We nar­rowly missed sec­ond place at the very end of the com­pe­ti­tion,” he added. Producers from Italy won 174 awards from 224 entries, while Spanish pro­duc­ers earned 106 hon­ors from 135 entries.

Officially, with 105 awards won, we are the third in the world, but in terms of the per­cent­age of suc­cess with regard to the num­ber of sam­ples, we are the first,” Vlatković said.

However, he lamented that the suc­cess of local olive oil pro­duc­ers in Dalmatia is not rec­og­nized by tourist boards, county author­i­ties or rel­e­vant agri­cul­tural min­istry depart­ments” as it has been in Istria.

It’s time for the tourists who visit us to finally find out that our olive oil is the best prod­uct they can take home with them,” Vulin said.

Pakoštane receives about 1 mil­lion overnight stays annu­ally, with another 12 mil­lion in nearby Zadar.

Vulin said if every tourist bought one liter of extra vir­gin olive oil, pro­duc­ers would sell 900,000 liters.

Producers at the event added that sup­port for olive groves is also miss­ing from the local gov­ern­ments, except for Pakoštane.

Vulin cited the mayor’s six-year-old effort to edu­cate local olive grow­ers about eval­u­at­ing olive oil qual­ity and milling best prac­tices as why they con­sider Pakoštane the excep­tion.

Respecting tra­di­tion, we encour­age new knowl­edge,” said Kurtov, the mayor.
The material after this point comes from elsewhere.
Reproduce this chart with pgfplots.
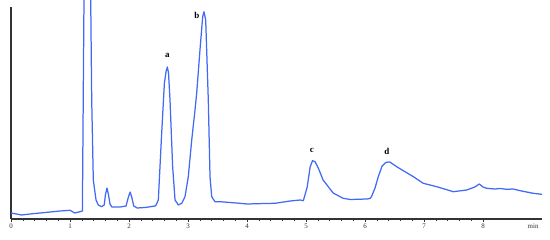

The goal is to edu­cate olive grow­ers to restore old trees and con­tinue to plant new olive groves and improve qual­ity year after year.”

After more than a half-decade, the results are show­ing. There are more than 150,000 olive trees in Pakoštane munic­i­pal­ity. Of the 1,700 fam­i­lies in the area, almost all have olive trees.

I am espe­cially happy that more and more young peo­ple are choos­ing to grow olives,” Kurtov said.

Along with Vulin, Lalin and Čudina, five or six other grow­ers in Pakoštane said they want to enter the 2024 NYIOOC.